Administrative tools like scontrol are available for monitoring and modifying cluster configuration and state, and sacctmgr is used for database management.

Configurability

SLURM is highly configurable, allowing monitoring of node states such as processor count, memory size, temporary disk space, and operational state (UP, DOWN, etc.). Nodes can be grouped into partitions, which function like job queues, with their own set of configurations like maximum job time limit, node count per job, access lists, and priority settings.


Installation

To install SLURM, you will need to follow the official installation guide provided by the SLURM developers. The installation process involves downloading the source code, satisfying the necessary dependencies, and compiling the software. It's important to ensure that all compute nodes and the management node meet the system requirements for running SLURM.

System Requirements

Before installing SLURM, make sure that your Linux cluster meets the following requirements:

  • Linux operating system with supported kernel version.
  • Necessary libraries and development tools installed.
  • Network connectivity between all nodes in the cluster.

Downloading SLURM

SLURM can be downloaded from the official SLURM website. It's important to download the version that is compatible with your system and meets your cluster's needs.
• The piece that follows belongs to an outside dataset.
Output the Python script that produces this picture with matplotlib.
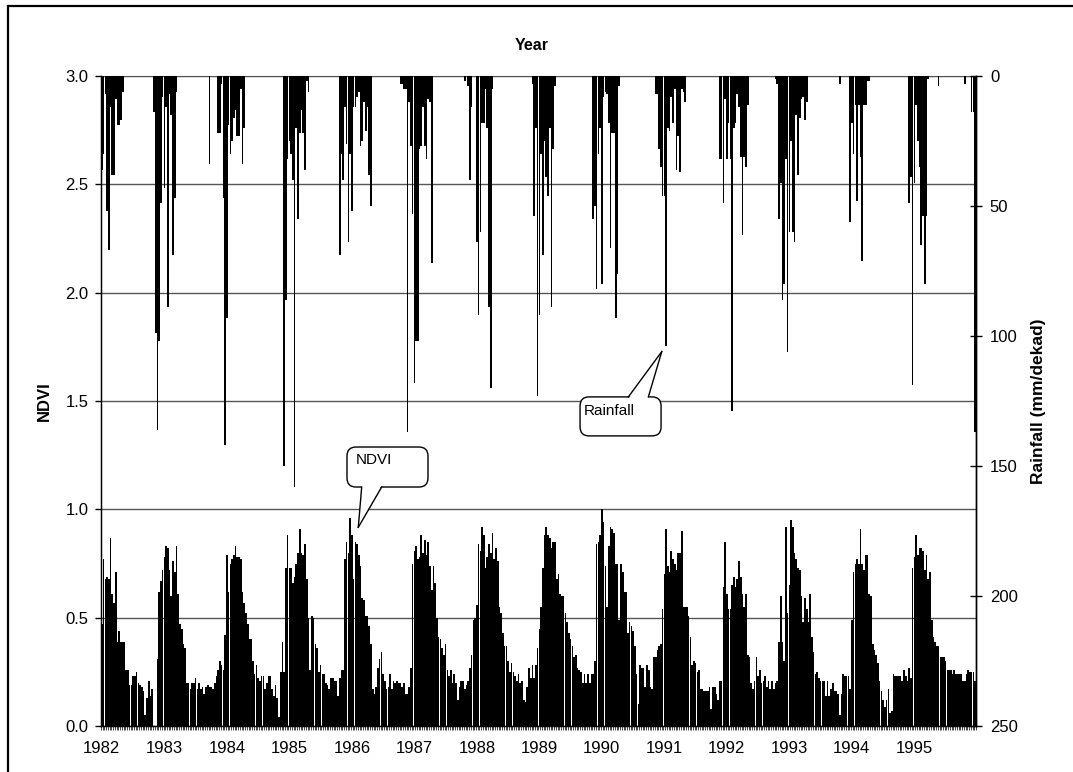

Compilation and Installation

Once downloaded, SLURM needs to be compiled from source. This typically involves running configure to set up the build environment, followed by make and make install to compile and install the software. Detailed instructions can be found in the installation guide.

Configuration

After installation, SLURM requires configuration to match your cluster's hardware and desired scheduling policies. This involves editing the slurm.conf file and possibly other configuration files for plugins or additional features.


Quick Start

Once SLURM is installed and configured, you can start using it to manage jobs on your cluster. Here's a quick start guide to get you up and running.

Starting SLURM Services

To begin using SLURM, you need to start the slurmctld daemon on the management node and the slurmd daemons on each compute node. This can typically be done using the system's service management commands, such as systemctl or service.

Basic SLURM Commands

Here are some basic commands to interact with SLURM:

  • sinfo: Displays the state of partitions and nodes managed by SLURM.
  • squeue: Lists the jobs queued and running in the system.
  • sbatch: Submits a batch script to SLURM for execution.
  • srun: Runs a job interactively within an allocation.

Monitoring Jobs

To monitor the jobs running on your cluster, you can use the squeue and sacct commands. squeue will show you the current state of jobs in the queue, while sacct provides detailed accounting information about completed and running jobs.


Code Examples Of Popular Commands

Here are five popular SLURM commands with code examples:

1. Submitting a Batch Job

#!/bin/bash
#SBATCH --job-name=test_job
#SBATCH --output=result.txt
#SBATCH --ntasks=4
#SBATCH --time=10:00
#SBATCH --mem-per-cpu=100

srun hostname
srun sleep 60

This batch script submits a job named test_job that runs on 4 tasks for up to 10 minutes, using 100MB of memory per CPU. It runs the hostname command and then sleeps for 60 seconds.

2. Cancelling a Job

scancel 12345

This command cancels the job with the ID 12345.

3. Checking Cluster Status

sinfo

This command displays the current state of partitions and nodes in the cluster.

4. Monitoring Job Queue

squeue

This command lists all the jobs that are currently queued or running in the system.

5. Interactive Job Allocation

salloc --ntasks=2 --time=30:00

This command requests an interactive job allocation with 2 tasks for a duration of 30 minutes.


Remember, this is just a brief overview and quick start guide to SLURM. For a full understanding and to utilize all of SLURM's capabilities, you should refer to the official documentation and consider getting training or support if needed.